Your personal information will not be disclosed to any other person, body or agency unless:

  • you give us permission
  • it is authorised or required by law
  • it meets one of the other exceptions in the Australian Privacy Principles

From time to time it may be necessary to disclose your personal information to third parties. The circumstances surrounding why, who and when your information may be disclosed are outlined in our privacy policy.

Following the link to the privacy policy, a client would find no mention of the media among a list of organisations that might receive information from their file, and would have to research all the exemptions and exceptions to the Privacy Act and Australian Privacy Principles, and probably get expert guidance, to find out that is in fact the case.

Privacy commissioner Timothy Pilgrim told The Mandarin this morning he was aware of the media reports about DHS briefing Malone and said his office was “making inquiries” with the department, but the rest of his response was again a proforma affair:


Government agencies regularly use personal privacy as a reason not to disclose information to the media, and decisions on what to release often appear to be based on the potential for positive or negative interpretation. In this case, given the backlash, it’s hard to see whether the effort to “correct the record” was worth it, on balance.

The controversy has led to accusations that Centrelink executives are behaving like Mafia dons, making an example of Fox and trying to intimidate other people who might be thinking of criticising them. Fox describes it as “a disturbing experience” and the question for a lot of people watching the argument unfold is not whether it was legal for Centrelink to release a client’s personal details in response to a critical op-ed, but whether it was ethical.

Public service executives wouldn’t view their own actions in such a threatening light, of course.
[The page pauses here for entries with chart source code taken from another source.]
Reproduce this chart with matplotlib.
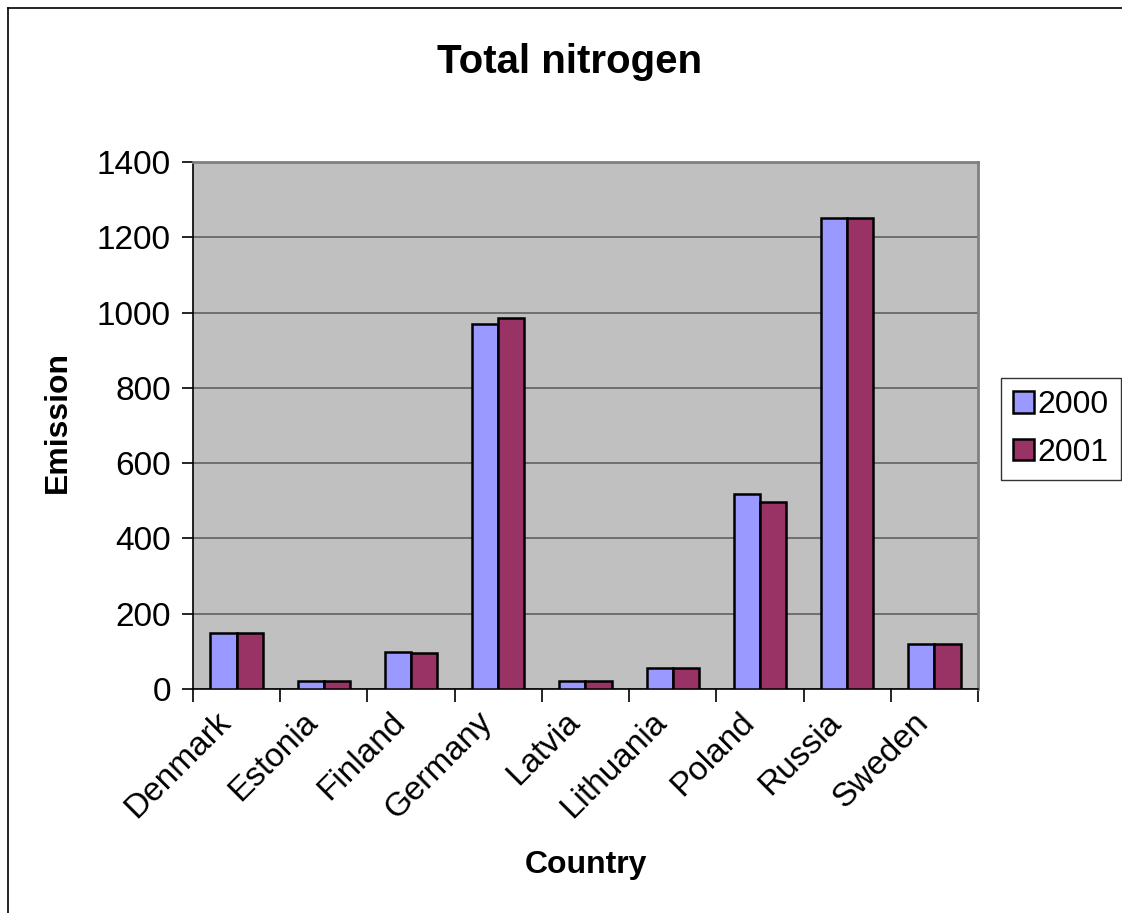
import matplotlib
matplotlib.use("Agg")
import matplotlib.pyplot as plt
import matplotlib.transforms as mtransforms
import numpy as np
from matplotlib.lines import Line2D

countries = ["Denmark", "Estonia", "Finland", "Germany", "Latvia",
             "Lithuania", "Poland", "Russia", "Sweden"]
emission_2000 = [148, 20, 99, 970, 20, 56, 518, 1250, 120]
emission_2001 = [148, 20, 95, 986, 20, 56, 497, 1250, 120]
series_labels = ["2000", "2001"]
y_ticks = [0, 200, 400, 600, 800, 1000, 1200, 1400]

plt.rcParams["font.family"] = ["Liberation Sans", "DejaVu Sans"]

W, H = 1122, 913
fig = plt.figure(figsize=(W / 100, H / 100), dpi=100)
fig.patch.set_facecolor("white")

# plot area in pixel coordinates
x0, x1, y_top, y_bot = 193, 978, 162, 689
ax = fig.add_axes([x0 / W, 1 - y_bot / H, (x1 - x0) / W, (y_bot - y_top) / H])
ax.set_facecolor("#C0C0C0")

x = np.arange(len(countries))
bw = 0.30
ax.bar(x - bw / 2, emission_2000, width=bw, color="#9999FF",
       edgecolor="black", linewidth=1.8, label=series_labels[0], zorder=3)
ax.bar(x + bw / 2, emission_2001, width=bw, color="#993366",
       edgecolor="black", linewidth=1.8, label=series_labels[1], zorder=3)

ax.set_xlim(-0.5, len(countries) - 0.5)
ax.set_ylim(0, 1400)
ax.set_yticks(y_ticks)
ax.set_yticklabels([str(v) for v in y_ticks], fontsize=24)
ax.yaxis.grid(True, color="#606060", linewidth=1.2, zorder=1)
ax.set_axisbelow(True)

# category boundary ticks, labels centred under each group
ax.set_xticks(np.arange(len(countries) + 1) - 0.5)
ax.set_xticklabels([""] * (len(countries) + 1))
ax.tick_params(axis="x", direction="out", length=9, width=1.2, color="black")
ax.tick_params(axis="y", direction="out", length=8, width=1.2, color="black", pad=8)

label_tf = ax.get_xaxis_transform() + mtransforms.ScaledTranslation(
    0, -20.5 / 72, fig.dpi_scale_trans)
for i, name in enumerate(countries):
    ax.text(i - 0.12, 0, name, rotation=45, ha="right", va="center",
            rotation_mode="anchor", fontsize=24, transform=label_tf,
            clip_on=False)

for side in ["top", "right"]:
    ax.spines[side].set_color("#808080")
    ax.spines[side].set_linewidth(2)
for side in ["left", "bottom"]:
    ax.spines[side].set_color("black")
    ax.spines[side].set_linewidth(1.2)

fig.text(570 / W, 1 - 62 / H, "Total nitrogen", ha="center", va="center",
         fontsize=29, fontweight="bold")
fig.text(586 / W, 1 - 865 / H, "Country", ha="center", va="center",
         fontsize=23, fontweight="bold")
fig.text(58 / W, 1 - 422 / H, "Emission", ha="center", va="center",
         rotation=90, fontsize=23, fontweight="bold")

leg = fig.legend(loc="upper left", bbox_to_anchor=(1001 / W, 1 - 378 / H),
                 fontsize=23, frameon=True, fancybox=False, borderpad=0.38,
                 handlelength=0.65, handleheight=0.65, handletextpad=0.12,
                 labelspacing=0.55, borderaxespad=0)
leg.get_frame().set_edgecolor("black")
leg.get_frame().set_linewidth(1.0)

# outer chart border (left and top edges)
fig.add_artist(Line2D([8 / W, 8 / W], [0, 1 - 8 / H], transform=fig.transFigure,
                      color="black", linewidth=1.2))
fig.add_artist(Line2D([8 / W, 1], [1 - 8 / H, 1 - 8 / H], transform=fig.transFigure,
                      color="black", linewidth=1.2))

fig.savefig("out.png", dpi=100)
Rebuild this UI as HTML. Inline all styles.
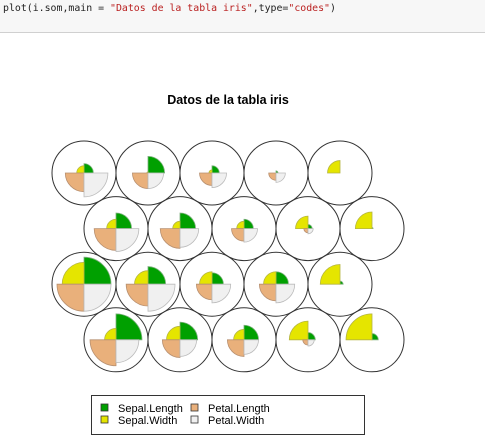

The relevant people in this case may have felt Fox had to accept a lowered expectation of privacy, given she had already shared some of her own personal details publicly. They surely carefully considered what specific details to give Malone and based on what was published, they seem like fairly minor additions to her own story.

Most clearly highlighted by the case however is a series of disconnections: between public perceptions about privacy and the reality of the legal framework; between the way government agencies explain that legal framework to the public, and the way they interpret it in practice. Clearly, to mandarins and members of the public, the Privacy Act means very different things.